**REQUIREMENT**
Copy all of the material word for word, except for the pictures.
── DATA PROVIDED ──
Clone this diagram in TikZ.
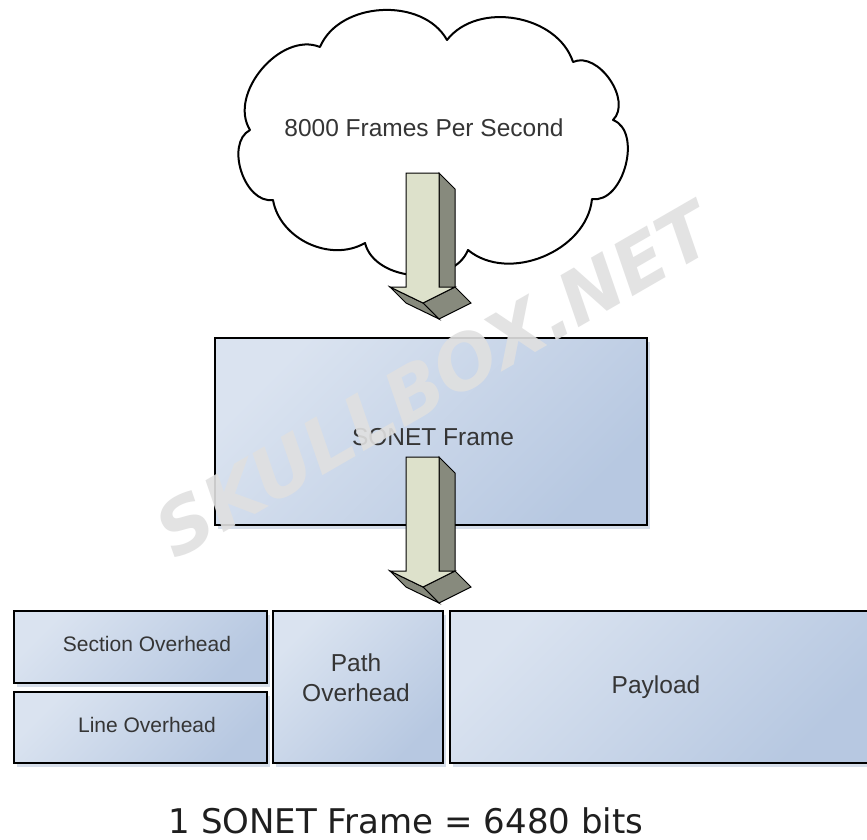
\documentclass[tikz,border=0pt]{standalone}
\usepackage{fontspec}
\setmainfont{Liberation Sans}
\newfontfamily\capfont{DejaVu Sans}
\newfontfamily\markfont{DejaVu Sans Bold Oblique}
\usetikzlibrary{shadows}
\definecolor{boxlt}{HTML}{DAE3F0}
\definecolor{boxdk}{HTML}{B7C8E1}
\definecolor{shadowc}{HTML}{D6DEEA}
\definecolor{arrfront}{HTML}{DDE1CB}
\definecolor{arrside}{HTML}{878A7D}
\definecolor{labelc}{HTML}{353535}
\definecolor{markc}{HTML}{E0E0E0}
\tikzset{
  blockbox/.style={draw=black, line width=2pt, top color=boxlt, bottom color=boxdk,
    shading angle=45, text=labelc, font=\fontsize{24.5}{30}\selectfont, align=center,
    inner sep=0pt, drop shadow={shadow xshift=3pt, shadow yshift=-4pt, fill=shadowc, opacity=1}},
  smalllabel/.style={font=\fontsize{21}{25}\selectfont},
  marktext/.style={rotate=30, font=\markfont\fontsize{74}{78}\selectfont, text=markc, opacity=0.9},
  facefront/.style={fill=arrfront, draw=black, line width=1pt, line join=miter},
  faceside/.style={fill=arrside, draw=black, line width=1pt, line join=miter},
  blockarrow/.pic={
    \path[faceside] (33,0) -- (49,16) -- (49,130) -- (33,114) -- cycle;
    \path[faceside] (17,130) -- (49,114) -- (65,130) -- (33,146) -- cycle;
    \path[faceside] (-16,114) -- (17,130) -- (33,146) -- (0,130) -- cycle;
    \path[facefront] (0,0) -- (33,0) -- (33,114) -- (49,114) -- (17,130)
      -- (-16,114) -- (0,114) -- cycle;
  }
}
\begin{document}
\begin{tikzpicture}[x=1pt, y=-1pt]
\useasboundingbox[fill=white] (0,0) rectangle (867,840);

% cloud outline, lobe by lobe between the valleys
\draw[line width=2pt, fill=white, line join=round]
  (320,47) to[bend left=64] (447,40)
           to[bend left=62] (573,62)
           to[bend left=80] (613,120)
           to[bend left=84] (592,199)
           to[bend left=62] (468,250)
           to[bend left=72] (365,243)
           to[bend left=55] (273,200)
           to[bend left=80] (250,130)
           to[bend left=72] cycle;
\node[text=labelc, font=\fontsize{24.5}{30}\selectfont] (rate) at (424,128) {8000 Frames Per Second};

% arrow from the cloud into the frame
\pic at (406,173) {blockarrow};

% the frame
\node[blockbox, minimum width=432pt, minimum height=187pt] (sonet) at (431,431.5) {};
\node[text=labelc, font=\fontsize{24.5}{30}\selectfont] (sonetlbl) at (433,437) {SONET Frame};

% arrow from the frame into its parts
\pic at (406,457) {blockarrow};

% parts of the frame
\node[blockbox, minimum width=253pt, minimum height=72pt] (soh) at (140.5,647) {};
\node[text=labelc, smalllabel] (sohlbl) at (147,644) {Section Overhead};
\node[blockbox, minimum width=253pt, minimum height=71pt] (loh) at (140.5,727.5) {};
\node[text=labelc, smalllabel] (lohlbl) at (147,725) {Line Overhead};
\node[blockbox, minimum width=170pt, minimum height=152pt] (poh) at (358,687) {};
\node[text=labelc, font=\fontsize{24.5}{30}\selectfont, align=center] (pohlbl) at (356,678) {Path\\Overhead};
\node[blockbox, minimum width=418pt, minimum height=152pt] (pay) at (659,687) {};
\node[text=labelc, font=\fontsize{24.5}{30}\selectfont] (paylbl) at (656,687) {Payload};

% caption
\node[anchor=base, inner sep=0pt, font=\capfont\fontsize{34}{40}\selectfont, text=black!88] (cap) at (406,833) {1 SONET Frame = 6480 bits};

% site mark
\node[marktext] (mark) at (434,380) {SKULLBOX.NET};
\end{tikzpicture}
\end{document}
───
**ANSWER TO THE EXERCISE**
Clone this diagram in TikZ.
\documentclass[tikz,border=0pt]{standalone}
\usepackage{fontspec}
\setmainfont{Liberation Sans}
\newfontfamily\capfont{DejaVu Sans}
\newfontfamily\markfont{DejaVu Sans Bold Oblique}
\usetikzlibrary{shadows}
\definecolor{boxlt}{HTML}{DAE3F0}
\definecolor{boxdk}{HTML}{B7C8E1}
\definecolor{shadowc}{HTML}{D6DEEA}
\definecolor{arrfront}{HTML}{DDE1CB}
\definecolor{arrside}{HTML}{878A7D}
\definecolor{labelc}{HTML}{353535}
\definecolor{markc}{HTML}{E0E0E0}
\tikzset{
  blockbox/.style={draw=black, line width=2pt, top color=boxlt, bottom color=boxdk,
    shading angle=45, text=labelc, font=\fontsize{24.5}{30}\selectfont, align=center,
    inner sep=0pt, drop shadow={shadow xshift=3pt, shadow yshift=-4pt, fill=shadowc, opacity=1}},
  smalllabel/.style={font=\fontsize{21}{25}\selectfont},
  marktext/.style={rotate=30, font=\markfont\fontsize{74}{78}\selectfont, text=markc, opacity=0.9},
  facefront/.style={fill=arrfront, draw=black, line width=1pt, line join=miter},
  faceside/.style={fill=arrside, draw=black, line width=1pt, line join=miter},
  blockarrow/.pic={
    \path[faceside] (33,0) -- (49,16) -- (49,130) -- (33,114) -- cycle;
    \path[faceside] (17,130) -- (49,114) -- (65,130) -- (33,146) -- cycle;
    \path[faceside] (-16,114) -- (17,130) -- (33,146) -- (0,130) -- cycle;
    \path[facefront] (0,0) -- (33,0) -- (33,114) -- (49,114) -- (17,130)
      -- (-16,114) -- (0,114) -- cycle;
  }
}
\begin{document}
\begin{tikzpicture}[x=1pt, y=-1pt]
\useasboundingbox[fill=white] (0,0) rectangle (867,840);

% cloud outline, lobe by lobe between the valleys
\draw[line width=2pt, fill=white, line join=round]
  (320,47) to[bend left=64] (447,40)
           to[bend left=62] (573,62)
           to[bend left=80] (613,120)
           to[bend left=84] (592,199)
           to[bend left=62] (468,250)
           to[bend left=72] (365,243)
           to[bend left=55] (273,200)
           to[bend left=80] (250,130)
           to[bend left=72] cycle;
\node[text=labelc, font=\fontsize{24.5}{30}\selectfont] (rate) at (424,128) {8000 Frames Per Second};

% arrow from the cloud into the frame
\pic at (406,173) {blockarrow};

% the frame
\node[blockbox, minimum width=432pt, minimum height=187pt] (sonet) at (431,431.5) {};
\node[text=labelc, font=\fontsize{24.5}{30}\selectfont] (sonetlbl) at (433,437) {SONET Frame};

% arrow from the frame into its parts
\pic at (406,457) {blockarrow};

% parts of the frame
\node[blockbox, minimum width=253pt, minimum height=72pt] (soh) at (140.5,647) {};
\node[text=labelc, smalllabel] (sohlbl) at (147,644) {Section Overhead};
\node[blockbox, minimum width=253pt, minimum height=71pt] (loh) at (140.5,727.5) {};
\node[text=labelc, smalllabel] (lohlbl) at (147,725) {Line Overhead};
\node[blockbox, minimum width=170pt, minimum height=152pt] (poh) at (358,687) {};
\node[text=labelc, font=\fontsize{24.5}{30}\selectfont, align=center] (pohlbl) at (356,678) {Path\\Overhead};
\node[blockbox, minimum width=418pt, minimum height=152pt] (pay) at (659,687) {};
\node[text=labelc, font=\fontsize{24.5}{30}\selectfont] (paylbl) at (656,687) {Payload};

% caption
\node[anchor=base, inner sep=0pt, font=\capfont\fontsize{34}{40}\selectfont, text=black!88] (cap) at (406,833) {1 SONET Frame = 6480 bits};

% site mark
\node[marktext] (mark) at (434,380) {SKULLBOX.NET};
\end{tikzpicture}
\end{document}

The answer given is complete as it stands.